Hay quienes afirman que enamorarse es una adicción que, como la peste, nos afecta a casi todos y muy pocos consiguen escapar a esa fuerza invisible capaz de cambiar la vida de las personas y empujarlas a cometer actos insospechados y extremos.
La humanidad se mueve a partir de ese motor misterioso en el que juega un rol determinante el instinto de conservación de la especie, que nos semeja a los animales más primitivos.
Enamorarse es más complejo que la simple atracción entre personas de distinto sexo (o del mismo) afinidad de costumbres, inquietudes culturales, sociales o pretensiones intelectuales.
Tiene que ver con asuntos químicos que generan mayor producción de dopamina, que es un mensajero químico del sistema nervioso causante de sensaciones placenteras.
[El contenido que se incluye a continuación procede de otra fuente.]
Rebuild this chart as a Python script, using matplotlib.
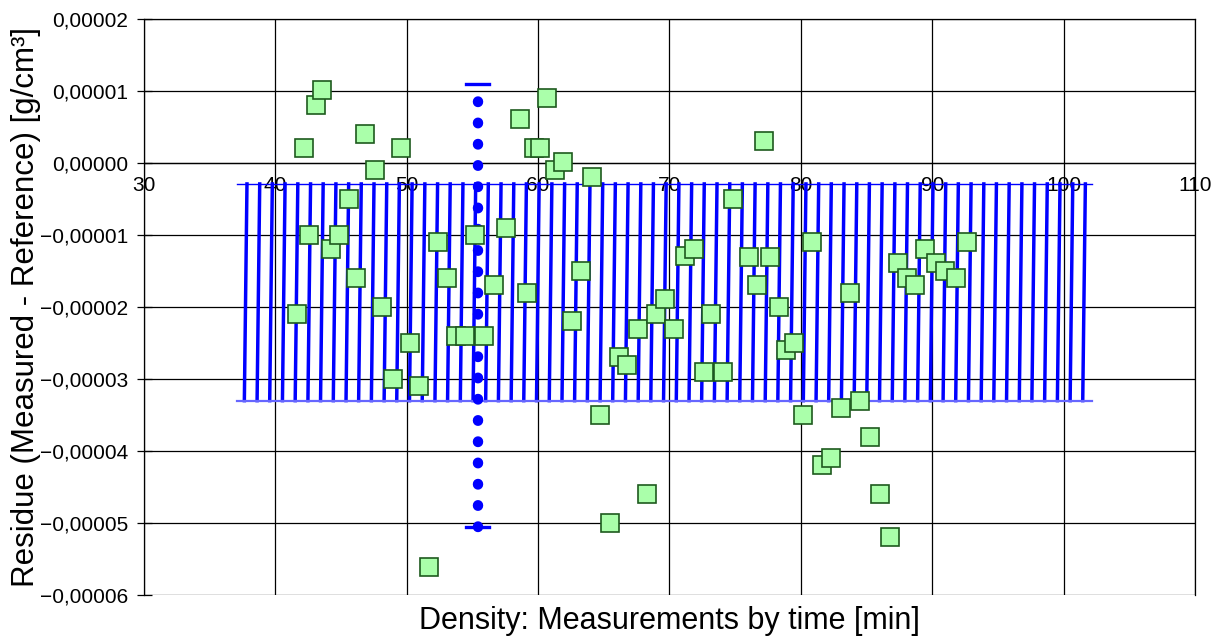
import matplotlib
matplotlib.use("Agg")
import matplotlib.pyplot as plt
from matplotlib.ticker import FuncFormatter, MultipleLocator

plt.rcParams['font.family'] = ['Liberation Sans', 'DejaVu Sans']

# measured residues (in units of 1e-5 g/cm3) against time [min]
meas_time = [41.65, 42.16, 42.56, 43.08, 43.58, 44.27, 44.85, 45.59, 46.17, 46.86,
             47.57, 48.15, 48.96, 49.57, 50.26, 50.94, 51.68, 52.37, 53.05, 53.74,
             54.45, 55.16, 55.90, 56.68, 57.57, 58.66, 59.17, 59.70, 60.16, 60.67,
             61.28, 61.89, 62.56, 63.26, 64.09, 64.68, 65.46, 66.18, 66.79, 67.60,
             68.26, 68.97, 69.68, 70.36, 71.18, 71.86, 72.60, 73.18, 74.06, 74.86,
             76.08, 76.65, 77.20, 77.68, 78.36, 78.90, 79.45, 80.16, 80.88, 81.58,
             82.30, 83.06, 83.77, 84.48, 85.29, 86.00, 86.79, 87.40, 88.08, 88.69,
             89.48, 90.30, 91.00, 91.82, 92.68]
residue_e5 = [-2.10, 0.21, -1.00, 0.81, 1.01, -1.19, -1.00, -0.50, -1.59, 0.41,
              -0.10, -2.00, -3.00, 0.21, -2.50, -3.10, -5.61, -1.09, -1.59, -2.40,
              -2.40, -1.00, -2.40, -1.69, -0.90, 0.61, -1.80, 0.21, 0.21, 0.91,
              -0.10, 0.01, -2.19, -1.50, -0.19, -3.50, -5.00, -2.69, -2.80, -2.30,
              -4.60, -2.09, -1.89, -2.30, -1.29, -1.19, -2.90, -2.09, -2.90, -0.50,
              -1.30, -1.69, 0.31, -1.30, -2.00, -2.60, -2.50, -3.50, -1.09, -4.20,
              -4.10, -3.40, -1.80, -3.30, -3.80, -4.60, -5.20, -1.39, -1.59, -1.69,
              -1.19, -1.39, -1.50, -1.59, -1.09]
residue = [r * 1e-5 for r in residue_e5]

# band (blue hatched range)
band_top = -0.0000029
band_bottom = -0.0000330
band_start = 37.1
band_end = 102.2
band_lines = [37.64, 38.61, 39.57, 40.54, 41.51, 42.48, 43.44, 44.41, 45.38, 46.34,
              47.31, 48.28, 49.24, 50.21, 51.18, 52.15, 53.11, 54.08, 55.05, 56.01,
              56.98, 57.95, 58.91, 59.88, 60.85, 61.82, 62.78, 63.75, 64.72, 65.68,
              66.65, 67.62, 68.58, 69.55, 70.52, 71.49, 72.45, 73.42, 74.39, 75.35,
              76.32, 77.29, 78.25, 79.22, 80.19, 81.16, 82.12, 83.09, 84.06, 85.02,
              85.99, 86.96, 87.92, 88.89, 89.86, 90.83, 91.79, 92.76, 93.73, 94.69,
              95.66, 96.63, 97.59, 98.56, 99.53, 100.50, 101.46]

# vertical dotted range
range_x = 55.42
range_low = -0.0000505
range_high = 0.0000110

fig = plt.figure(figsize=(12.13, 6.37), dpi=100)
ax = fig.add_axes([0.1187, 0.066, 0.8664, 0.904])

for x in band_lines:
    ax.plot([x, x + 0.2], [band_bottom, band_top], color='#0000ff', lw=2.5, zorder=3)
ax.plot([band_start, band_end], [band_top, band_top], color='#0000ff', lw=1.0, zorder=3)
ax.plot([band_start, band_end], [band_bottom, band_bottom], color='#6666ff', lw=1.6, zorder=3)

ax.plot([range_x, range_x], [range_low, range_high], color='#0000ff', lw=7.5,
        linestyle=(0, (0.05, 1.99)), dash_capstyle='round', zorder=4)
ax.plot([range_x - 0.88, range_x + 0.88], [range_high, range_high], color='#0000ff', lw=2.4, zorder=4)
ax.plot([range_x - 0.88, range_x + 0.88], [range_low, range_low], color='#0000ff', lw=2.4, zorder=4)

ax.plot(meas_time, residue, linestyle='none', marker='s', ms=12.3, mfc='#aaffaa',
        mec='#1e5a1e', mew=1.2, zorder=5)


def ylab(v, p):
    s = f"{abs(v):.5f}".replace('.', ',')
    if v < -1e-12:
        s = '\u2212' + s
    return s


ax.set_xlim(30, 110)
ax.set_ylim(-0.00006, 0.00002)
ax.xaxis.set_major_locator(MultipleLocator(10))
ax.yaxis.set_major_locator(MultipleLocator(0.00001))
ax.yaxis.set_major_formatter(FuncFormatter(ylab))
ax.grid(True, color='black', lw=0.9, zorder=0)
ax.set_axisbelow(True)

ax.spines['bottom'].set_position(('data', 0))
for s in ax.spines.values():
    s.set_linewidth(0.9)
ax.tick_params(axis='y', direction='inout', length=10.8, width=0.9, pad=6, labelsize=15)
ax.tick_params(axis='x', length=0, pad=9, labelsize=15)

ax.set_xlabel('Density: Measurements by time [min]', fontsize=22)
ax.set_ylabel('Residue (Measured - Reference) [g/cm³]', fontsize=22.5)
ax.xaxis.set_label_coords(0.5, -0.02)
ax.yaxis.set_label_coords(-0.098, 0.5)

fig.savefig('out.png', dpi=100)
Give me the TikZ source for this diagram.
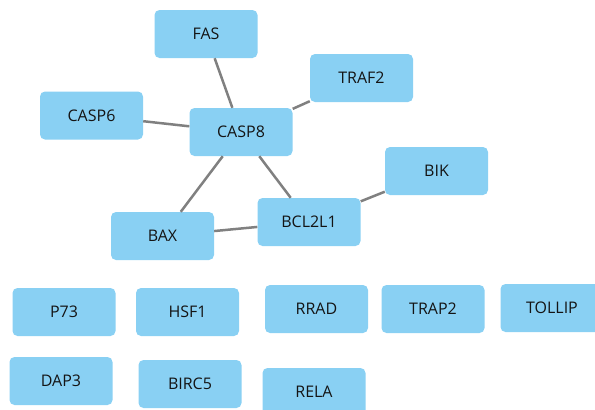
\documentclass[tikz,border=0pt]{standalone}
\usepackage{fontspec}
\setmainfont{Open Sans}
\definecolor{boxblue}{RGB}{137,208,243}
\definecolor{edgegray}{RGB}{128,128,128}
\definecolor{txt}{RGB}{20,20,20}
\begin{document}
\begin{tikzpicture}[x=1pt,y=-1pt,
  gene/.style={rectangle, rounded corners=5pt, fill=boxblue, minimum width=103pt, minimum height=48pt, inner sep=0pt, text=txt, font=\fontsize{16}{18}\selectfont},
  link/.style={draw=edgegray, line width=2.5pt}]
\useasboundingbox (0,0) rectangle (595,410);
\clip (0,0) rectangle (595,410);
\node[gene] (FAS) at (206,34) {FAS};
\node[gene] (TRAF2) at (361.5,78) {TRAF2};
\node[gene] (CASP6) at (91.5,115.5) {CASP6};
\node[gene] (CASP8) at (241,132) {CASP8};
\node[gene] (BIK) at (436.5,171) {BIK};
\node[gene] (BCL2L1) at (309,222) {BCL2L1};
\node[gene] (BAX) at (162.5,236) {BAX};
\node[gene] (P73) at (64,312) {P73};
\node[gene] (HSF1) at (187.5,312) {HSF1};
\node[gene] (RRAD) at (316.5,309) {RRAD};
\node[gene] (TRAP2) at (433,309) {TRAP2};
\node[gene] (TOLLIP) at (552,308) {TOLLIP};
\node[gene] (DAP3) at (61,381) {DAP3};
\node[gene] (BIRC5) at (190,384) {BIRC5};
\node[gene] (RELA) at (314,392) {RELA};
\draw[link] (FAS) -- (CASP8);
\draw[link] (TRAF2) -- (CASP8);
\draw[link] (CASP6) -- (CASP8);
\draw[link] (CASP8) -- (BAX);
\draw[link] (CASP8) -- (BCL2L1);
\draw[link] (BAX) -- (BCL2L1);
\draw[link] (BCL2L1) -- (BIK);
\end{tikzpicture}
\end{document}
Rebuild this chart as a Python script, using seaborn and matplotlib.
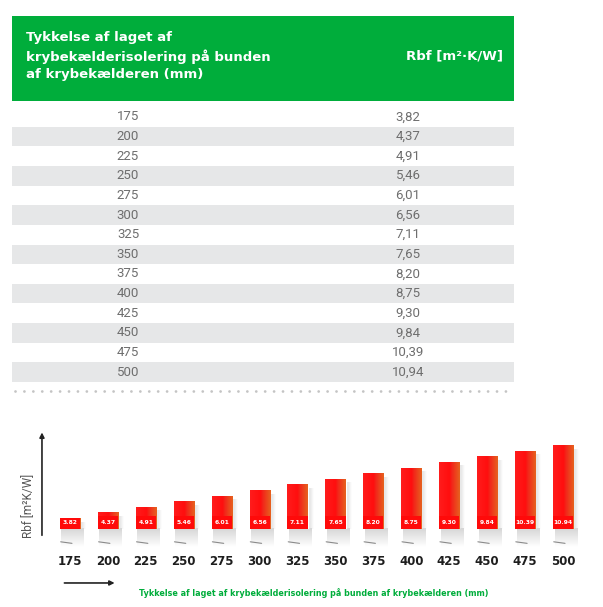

Por eso que no andan muy equivocados quienes reconocen ese componente que puede generar un nivel de adicción que cambia conductas y somete voluntades.
San Valentín no conocía nada de eso es tal vez el santo más celebrado por los católicos pese a que la iglesia lo retiró del calendario litúrgico.
Fue un médico que se dedicó a predicar la palabra de Dios y se convirtió en mártir durante el imperio romano, decapitado por Claudio II “El gótico”, por atreverse a casar a soldados cuando estaba prohibido, debido a que el matrimonio los hacía vulnerables y menos atrevidos a la hora de enfrentar al enemigo.
Soldados enamorados exponían sus vidas y corrían peligro de ser asesinados como San Valentín, por culpa de ese sentimiento que, repito, puede ser más fuerte que nuestro instinto de supervivencia.
El día de los enamorados, con el tiempo, abrió sus brazos para festejar también la amistad, un sentimiento que igualmente hace más llevadera la vida entre las personas.
Desde aquí un fuerte abrazo a todos mis amigos y a los corazones enamorados.